Mr Keach, the prickly vicar of JL Carr’s A Month in the Country confronts Tom Birkin, the narrator of the story. It is the summer of 1920 and Birkin’s mind is filled with the hideous images of the Western Front, images that have driven out any last vestiges of traditional religion. But perhaps it was not just the Great War that destroyed the church in England, perhaps the English with a tradition of rationalism and free thought, had little time for traditional religion. Keach certainly thinks so:
The English are not a deeply religious people. Even many of those who attend divine service do so from habit. Their acceptance of the sacrament is perfunctory: I have yet to meet the man whose hair rose at the nape of his neck because he was about to taste the blood of his dying Lord. Even when they visit their church in large numbers, at Harvest Thanksgiving or the Christmas Midnight Mass, it is no more than a pagan salute to the passing seasons. They do not need me. I come in useful at baptisms, weddings, funerals. Chiefly funerals – they employ me as a removal contractor to see them safely flitted into their last house.’ He laughed bitterly.
‘But I am embarrassing you, Mr Birkin,’ he said. ‘You too have no need for me. You have come back from a place where you have seen things beyond belief, things which you cannot talk of yet can’t forget, but things which are at the heart of religion. Even so, when I have approached you during your stay here, you have agreed that it is very pleasant weather for this time of year, you have nodded your head and said that your work is progressing well and that you are quite comfortable in the loft. And you have hoped that I shall go away.’

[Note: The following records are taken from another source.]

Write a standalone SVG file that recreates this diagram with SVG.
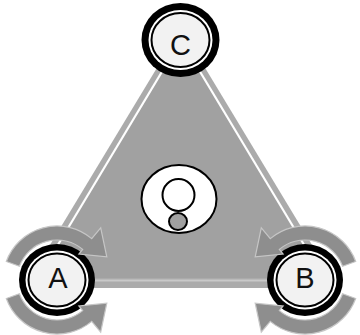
<svg xmlns="http://www.w3.org/2000/svg" width="360" height="335" viewBox="0 0 360 335">
<defs>
<style>
.ring-o{fill:#000}
.ring-w{fill:#fff}
.ring-i{fill:#f2f2f2;stroke:#000;stroke-width:2}
.lbl{font-family:"Liberation Sans","Open Sans",sans-serif;font-size:29px;fill:#111;text-anchor:middle}
.arr{fill:#8e8e8e;stroke:#c6c6c6;stroke-width:1.2;stroke-linejoin:miter}
.ln{fill:none;stroke-width:2.2;stroke-linecap:butt}
</style>
</defs>
<rect width="360" height="335" fill="#fff"/>
<g id="connectors">
<polygon points="181,28 24,288 338,288" fill="#ababab"/>
<polygon points="181,42 38,278 324,278" fill="#a1a1a1"/>
<line class="ln" x1="169" y1="60" x2="38" y2="278" stroke="#fff"/>
<line class="ln" x1="193" y1="60" x2="324" y2="278" stroke="#fff"/>
<line x1="38" y1="280.5" x2="324" y2="280.5" stroke="#c9c9c9" stroke-width="2"/>
</g>
<g id="center">
<ellipse cx="179" cy="199" rx="37.5" ry="34" fill="#fff" stroke="#000" stroke-width="2"/>
<circle cx="178.5" cy="195" r="16" fill="#fff" stroke="#000" stroke-width="2"/>
<ellipse cx="178" cy="221.5" rx="9" ry="8.5" fill="#a0a0a0" stroke="#000" stroke-width="2"/>
</g>
<g id="node-C">
<ellipse class="ring-o" cx="180.5" cy="40" rx="39" ry="37"/>
<ellipse class="ring-w" cx="180.5" cy="40" rx="32" ry="30"/>
<ellipse class="ring-i" cx="180.5" cy="40" rx="29" ry="27"/>
<text class="lbl" x="180.5" y="55">C</text>
</g>
<g id="node-A">
<ellipse class="ring-o" cx="57" cy="280" rx="38" ry="36"/>
<ellipse class="ring-w" cx="57" cy="280" rx="31.5" ry="29.5"/>
<ellipse class="ring-i" cx="57" cy="280" rx="28.5" ry="26.5"/>
<text class="lbl" x="58" y="288">A</text>
<path class="arr" d="M6.3,261.5 A54,54 0 0 1 91.7,238.6 L100.7,227.9 L106.8,256.8 L78.9,254 L82.7,249.4 A40,40 0 0 0 19.4,266.3 Z"/>
<path class="arr" d="M6.3,298.5 A54,54 0 0 0 91.7,321.4 L100.7,332.1 L106.8,303.2 L78.9,306 L82.7,310.6 A40,40 0 0 1 19.4,293.7 Z"/>
</g>
<g id="node-B">
<ellipse class="ring-o" cx="305" cy="280" rx="38" ry="36"/>
<ellipse class="ring-w" cx="305" cy="280" rx="31.5" ry="29.5"/>
<ellipse class="ring-i" cx="305" cy="280" rx="28.5" ry="26.5"/>
<text class="lbl" x="305" y="288">B</text>
<path class="arr" d="M355.7,261.5 A54,54 0 0 0 270.3,238.6 L261.3,227.9 L255.2,256.8 L283.1,254 L279.3,249.4 A40,40 0 0 1 342.6,266.3 Z"/>
<path class="arr" d="M355.7,298.5 A54,54 0 0 1 270.3,321.4 L261.3,332.1 L255.2,303.2 L283.1,306 L279.3,310.6 A40,40 0 0 0 342.6,293.7 Z"/>
</g>
</svg>
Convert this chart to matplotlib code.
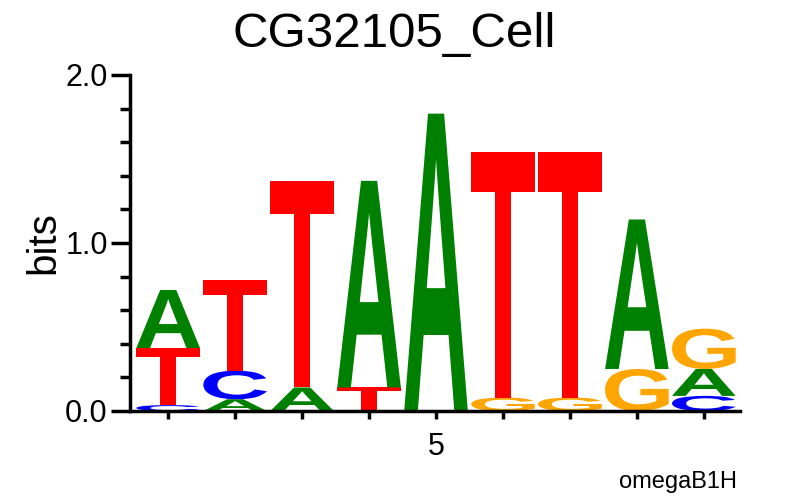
import numpy as np
import matplotlib
matplotlib.use('Agg')
import matplotlib.pyplot as plt
from matplotlib.textpath import TextPath
from matplotlib.patches import PathPatch
from matplotlib.font_manager import FontProperties
from matplotlib.transforms import Affine2D
from matplotlib.ticker import MultipleLocator

plt.rcParams['font.family'] = ['Liberation Sans', 'DejaVu Sans']

# information content (bits) of each letter at positions 1..9
positions = [1, 2, 3, 4, 5, 6, 7, 8, 9]
bits_A = [0.345, 0.07, 0.14, 1.23, 1.77, 0.0, 0.0, 0.89, 0.16]
bits_C = [0.035, 0.17, 0.0, 0.0, 0.0, 0.0, 0.0, 0.0, 0.09]
bits_G = [0.0, 0.0, 0.0, 0.0, 0.0, 0.08, 0.08, 0.25, 0.24]
bits_T = [0.34, 0.54, 1.23, 0.14, 0.0, 1.46, 1.46, 0.0, 0.0]

colors = {'A': '#008000', 'C': '#0000ff', 'G': '#ffa500', 'T': '#ff0000'}
fp = FontProperties(family='Liberation Sans', weight='bold')


def draw_letter(ax, ch, x, y0, h, w=0.95):
    tp = TextPath((0, 0), ch, size=1, prop=fp)
    bb = tp.get_extents()
    tr = Affine2D().translate(-bb.x0, -bb.y0) \
        .scale(w / bb.width, h / bb.height) \
        .translate(x - w / 2, y0)
    ax.add_patch(PathPatch(tr.transform_path(tp), fc=colors[ch], ec='none', lw=0))


fig = plt.figure(figsize=(7.88, 4.96), dpi=100)
ax = fig.add_axes([130 / 788, 85 / 496, 610 / 788, 336 / 496])

for i, p in enumerate(positions):
    col = [('A', bits_A[i]), ('C', bits_C[i]), ('G', bits_G[i]), ('T', bits_T[i])]
    col = sorted([c for c in col if c[1] > 0], key=lambda c: c[1])
    y = 0.0
    for ch, h in col:
        draw_letter(ax, ch, p, y, h)
        y += h

ax.set_xlim(0.43, 9.54)
ax.set_ylim(0, 2.0)
for s in ['top', 'right']:
    ax.spines[s].set_visible(False)
for s in ['left', 'bottom']:
    ax.spines[s].set_linewidth(2.5)

ax.set_yticks([0, 1, 2])
ax.set_yticklabels(['0.0', '1.0', '2.0'])
ax.yaxis.set_minor_locator(MultipleLocator(0.2))
ax.tick_params(axis='y', which='major', length=14, width=2.5, labelsize=22, pad=2)
ax.tick_params(axis='y', which='minor', length=7, width=2.5)
ax.set_xticks(positions)
ax.set_xticklabels(['' if p != 5 else '5' for p in positions])
ax.tick_params(axis='x', length=6, width=2.5, labelsize=22, pad=9)

ax.set_ylabel('bits', fontsize=29, labelpad=2)
fig.text(0.5, 0.975, 'CG32105_Cell', ha='center', va='top', fontsize=35.5)
fig.text(737 / 788, 1 - 488 / 496, 'omegaB1H', ha='right', va='baseline', fontsize=17)

fig.savefig('out.png', dpi=100)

Tom Birkin had the good fortune to live in a country where he could discuss the weather and wait for the moment when the priest would move on. The English propensity not to be religious had created a society where people assumed freedom to make their own decisions; where clerical power was diminished by a general air of indifference to ecclesiastical authority.
An unreligious society is one where faith needs to become something considered and serious if it is to endure, it is one where faith comes not as part of the culture, but as a thoughtful personal response. An unreligious society is one where church becomes something chosen, not something imposed.
Growing up in an unreligious society it is sometimes confusing to live in Ireland where religion is assumed to be normative, as something to be accepted by everyone.